À primeira vista esses resultados obtidos pelos especialistas brasileiros podem parecer modestos. Mas não é bem assim. A ciência avança aos poucos. Descobertas que hoje são consideradas insignificantes por muita gente podem gerar amplos benefícios no futuro. "No passado, vimos a humanidade fazer grandes progressos nos campos da matemática, que permitiram, depois, fenomenais avanços no estudo da física e, mais tarde, no da química", lembra Terenzi, da UFSC. De acordo com ele, há uns 50 anos, a biologia era tida por muitos como uma ciência alternativa, mais um passatempo do que um campo de estudo sério.

Essa percepção mudou, no entanto, depois da descoberta da estrutura do DNA, em 1953, que deixou claro que as características da vida tinham uma fundamentação química palpável. A partir de então, o estudo das moléculas que compõem os seres vivos passou a ganhar cada vez mais atenção. Atualmente, é nessa área que estão os investimentos científicos mais pesados. Destina-se muito dinheiro no mundo ao desenvolvimento de técnicas que permitam pesquisar os componentes da vida, especialmente as proteínas. "Isso ocorre, também, porque são essas as descobertas que, nos dias de hoje, trazem maior retorno financeiro, com a obtenção de drogas e patentes", diz Terenzi.

Cautela e otimismo

O Brasil, como ocorre em outras áreas da ciência, investe em proteômica menos que os países desenvolvidos. Desde 2003, foram R$ 31,5 milhões do MCT fragmentados em vários projetos do programa GenoProt. Diante desse quadro, pode-se dizer que os cientistas brasileiros se dividem em dois grupos: o dos cautelosos e o dos mais otimistas. "No Brasil, embora esteja havendo um incremento financeiro substancial por parte do governo, os investimentos ainda são insuficientes", diz o bioquímico Salvatore Giovanni De Simone, da Fiocruz. De acordo com ele, as pesquisas não estão tão avançadas em alguns setores quanto no exterior. "Por outro lado, também não estamos na Idade da Pedra; diria que estamos numa fase intermediária, com resultados significativos sendo alcançados em algumas áreas", explica.

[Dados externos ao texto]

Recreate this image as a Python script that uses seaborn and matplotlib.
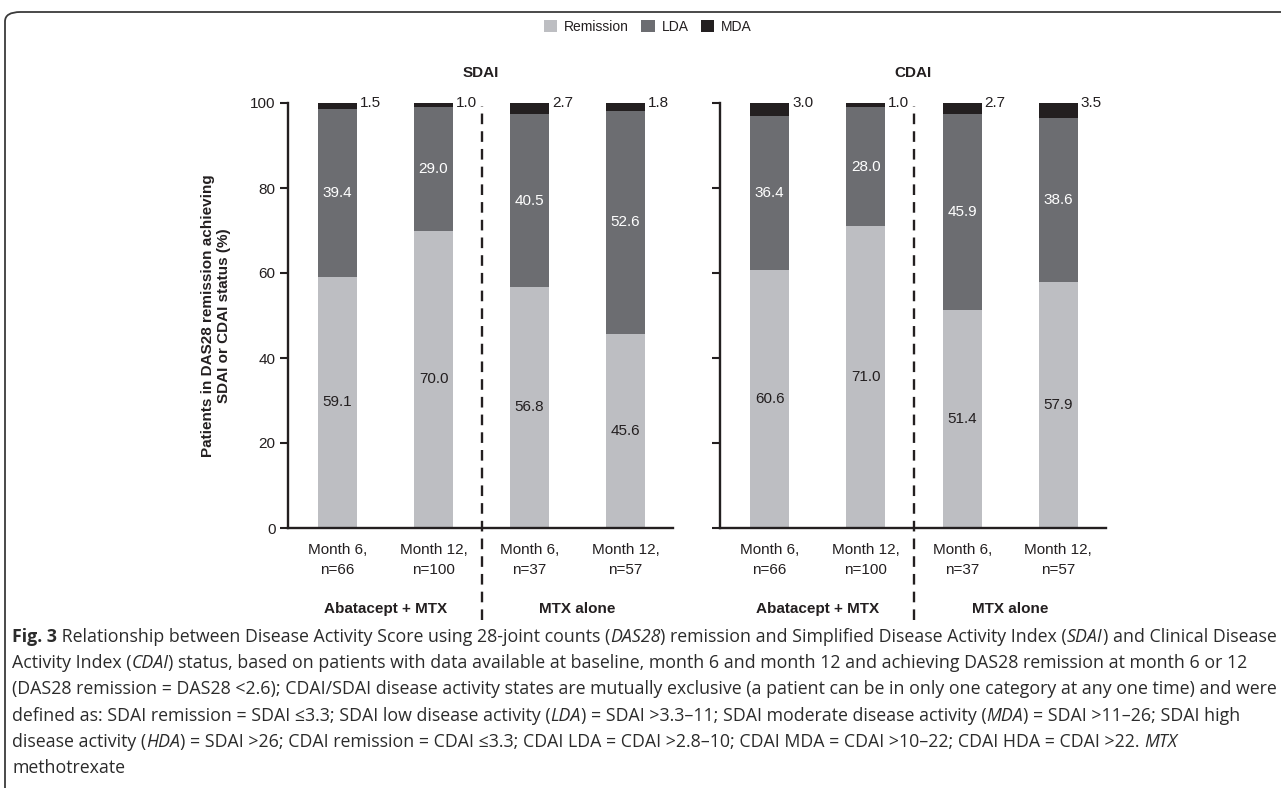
import numpy as np
import pandas as pd
import seaborn as sns
import matplotlib
matplotlib.use("Agg")
import matplotlib.pyplot as plt
from matplotlib.patches import Patch, FancyBboxPatch

# ---- data ----
timepoints = ["Month 6,\nn=66", "Month 12,\nn=100", "Month 6,\nn=37", "Month 12,\nn=57"]
treatment_groups = ["Abatacept + MTX", "MTX alone"]
status_names = ["Remission", "LDA", "MDA"]
sdai_remission = [59.1, 70.0, 56.8, 45.6]
sdai_lda = [39.4, 29.0, 40.5, 52.6]
sdai_mda = [1.5, 1.0, 2.7, 1.8]
cdai_remission = [60.6, 71.0, 51.4, 57.9]
cdai_lda = [36.4, 28.0, 45.9, 38.6]
cdai_mda = [3.0, 1.0, 2.7, 3.5]
y_ticks = [0, 20, 40, 60, 80, 100]

# ---- style ----
C_REM = "#bdbec2"
C_LDA = "#6c6d71"
C_MDA = "#231f20"
INK = "#231f20"
BAR_W = 0.406

sns.set_theme(style="white")
plt.rcParams["font.family"] = ["Liberation Sans", "DejaVu Sans"]
plt.rcParams["text.color"] = INK
plt.rcParams["axes.labelcolor"] = INK
plt.rcParams["xtick.color"] = INK
plt.rcParams["ytick.color"] = INK

W, H = 1281, 788
fig = plt.figure(figsize=(W / 100, H / 100), dpi=100)
fig.patch.set_facecolor("white")


def fx(px):
    return px / W


def fy(py):
    return 1 - py / H


# outer rounded frame
frame = FancyBboxPatch((fx(5), fy(800)), fx(1300), 788 / H,
                       boxstyle="round,pad=0,rounding_size=0.012",
                       transform=fig.transFigure, facecolor="none",
                       edgecolor="#3a3a3a", linewidth=1.3, clip_on=True)
fig.patches.append(frame)

ax_s = fig.add_axes([fx(288), fy(528), (673 - 288) / W, 425 / H])
ax_c = fig.add_axes([fx(720), fy(528), (1106 - 720) / W, 425 / H])


def draw_panel(ax, title, rem, lda, mda, show_labels):
    df = pd.DataFrame({"timepoint": timepoints, "rem": rem, "lda": lda, "mda": mda})
    df["top_lda"] = df["rem"] + df["lda"]
    df["top_mda"] = df["top_lda"] + df["mda"]
    for col, colr in [("top_mda", C_MDA), ("top_lda", C_LDA), ("rem", C_REM)]:
        sns.barplot(data=df, x="timepoint", y=col, color=colr, width=BAR_W,
                    saturation=1, linewidth=0, edgecolor="none", ax=ax,
                    order=timepoints)
    for i, row in df.iterrows():
        ax.text(i, row["rem"] / 2, f"{row['rem']:.1f}", ha="center", va="center",
                fontsize=11, color=INK)
        ax.text(i, row["rem"] + row["lda"] / 2, f"{row['lda']:.1f}", ha="center",
                va="center", fontsize=11, color="white")
        ax.text(i + BAR_W / 2 + 0.03, row["top_mda"], f"{row['mda']:.1f}",
                ha="left", va="center", fontsize=11, color=INK)

    ax.set_xlim(-0.516, 3.495)
    ax.set_ylim(0, 100)
    ax.set_yticks(y_ticks)
    if show_labels:
        ax.set_yticklabels([str(t) for t in y_ticks], fontsize=11)
    else:
        ax.set_yticklabels([])
    ax.set_xticks(range(len(timepoints)))
    ax.set_xticklabels(timepoints, fontsize=11, linespacing=1.55)
    ax.tick_params(axis="x", length=0, pad=11)
    ax.tick_params(axis="y", direction="out", length=6, width=1.5, pad=3, left=True)
    ax.set_xlabel("")
    ax.set_ylabel("")
    for s in ["top", "right"]:
        ax.spines[s].set_visible(False)
    for s in ["left", "bottom"]:
        ax.spines[s].set_linewidth(1.7)
        ax.spines[s].set_color(INK)
    ax.set_facecolor("none")

    # separator between treatment groups
    ax.axvline(1.5, ymin=-0.216, ymax=0.993, color=INK, linewidth=1.7,
               linestyle=(0, (4.5, 3)), clip_on=False)

    # treatment group labels
    for k, g in enumerate(treatment_groups):
        ax.text(2 * k + 0.5, -0.19, g, transform=ax.get_xaxis_transform(),
                ha="center", va="center", fontsize=11, fontweight="bold")

    # panel title
    x0, x1 = ax.get_position().x0, ax.get_position().x1
    fig.text((x0 + x1) / 2, fy(73), title, ha="center", va="center",
             fontsize=11, fontweight="bold")


draw_panel(ax_s, "SDAI", sdai_remission, sdai_lda, sdai_mda, True)
draw_panel(ax_c, "CDAI", cdai_remission, cdai_lda, cdai_mda, False)

ax_s.set_ylabel("Patients in DAS28 remission achieving\nSDAI or CDAI status (%)",
                fontsize=11, fontweight="bold", labelpad=14, linespacing=1.15)

# legend
handles = [Patch(facecolor=c, edgecolor="none", label=n)
           for c, n in zip([C_REM, C_LDA, C_MDA], status_names)]
fig.legend(handles=handles, loc="center", bbox_to_anchor=(fx(648), fy(27)),
           ncol=3, frameon=False, fontsize=10, handlelength=0.95,
           handleheight=0.95, handletextpad=0.5, columnspacing=0.9,
           borderaxespad=0)

# caption
N, I, B = "normal", "italic", "bold"
caption_lines = [
    [("Fig. 3", B), (" Relationship between Disease Activity Score using 28-joint counts (", N),
     ("DAS28", I), (") remission and Simplified Disease Activity Index (", N), ("SDAI", I),
     (") and Clinical Disease", N)],
    [("Activity Index (", N), ("CDAI", I),
     (") status, based on patients with data available at baseline, month 6 and month 12 and achieving DAS28 remission at month 6 or 12", N)],
    [("(DAS28 remission = DAS28 <2.6); CDAI/SDAI disease activity states are mutually exclusive (a patient can be in only one category at any one time) and were", N)],
    [("defined as: SDAI remission = SDAI \u22643.3; SDAI low disease activity (", N), ("LDA", I),
     (") = SDAI >3.3\u201311; SDAI moderate disease activity (", N), ("MDA", I),
     (") = SDAI >11\u201326; SDAI high", N)],
    [("disease activity (", N), ("HDA", I),
     (") = SDAI >26; CDAI remission = CDAI \u22643.3; CDAI LDA = CDAI >2.8\u201310; CDAI MDA = CDAI >10\u201322; CDAI HDA = CDAI >22. ", N),
     ("MTX", I)],
    [("methotrexate", N)],
]
CAP_FAMILY = ["Open Sans", "DejaVu Sans"]
renderer = fig.canvas.get_renderer()


def run_props(style, size):
    return dict(fontsize=size, family=CAP_FAMILY,
                fontweight="bold" if style == B else "normal",
                fontstyle="italic" if style == I else "normal",
                color="#2b2b2b")


def draw_runs(runs, x_px, base_px, size, draw=True):
    x = x_px
    made = []
    for txt, style in runs:
        t = fig.text(fx(x), fy(base_px), txt, ha="left", va="baseline",
                     **run_props(style, size))
        x += t.get_window_extent(renderer).width
        made.append(t)
    if not draw:
        for t in made:
            t.remove()
    return x - x_px


# fit the first caption line to the text block width
probe = draw_runs(caption_lines[0], 12, 641, 11, draw=False)
cap_size = 11 * (1262 / probe)
for k, line in enumerate(caption_lines):
    draw_runs(line, 12, 642 + 26.2 * k, cap_size)

fig.savefig("out.png", dpi=100, facecolor="white")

O químico Marcos Eberlin, da Unicamp, que participou do projeto que estudou o proteoma do café, é um dos que estão confiantes no desempenho do país nessa área. "Temos tudo para repetir os bons resultados que tivemos com o genoma", afirma. Isso porque, segundo ele, o Brasil tem químicos, biólogos e bioquímicos do mais alto nível, além de laboratórios bem equipados. "Os grupos são formados por cientistas jovens e maduros – o que dá uma boa mescla –, entusiasmados, inovadores, flexíveis e calejados na arte de fazer boa pesquisa mesmo com poucos recursos", completa.

De acordo com Eberlin, graças a isso o país avança bem nessa área, com redes se formando e se consolidando, e trabalhos de primeira linha sendo publicados com excelentes resultados. "A competência e a criatividade que nós, brasileiros, modéstia à parte, temos, aliadas a laboratórios bem equipados e um crescimento forte de novos grupos de estudo, já mostram resultados animadores, que devem ser sentidos com mais e mais intensidade nos próximos anos", diz ele.

Em termos concretos, essa situação se reflete nos indicadores de produção científica. Eberlin informa que, de 2000 a 2008, o crescimento das pesquisas em proteômica foi de 300%. "E estamos crescendo a uma taxa média de cerca de 10% ao ano", acrescenta. Segundo ele, em 2008 serão publicados por brasileiros cerca de 3,1 mil artigos sobre estudos nesse ramo da ciência, o que representa 2% da produção mundial. "A expectativa é chegarmos ao final desta década com cerca de 3% e entre os dez países mais produtivos na área (hoje somos o 13º), o que é um bom desempenho."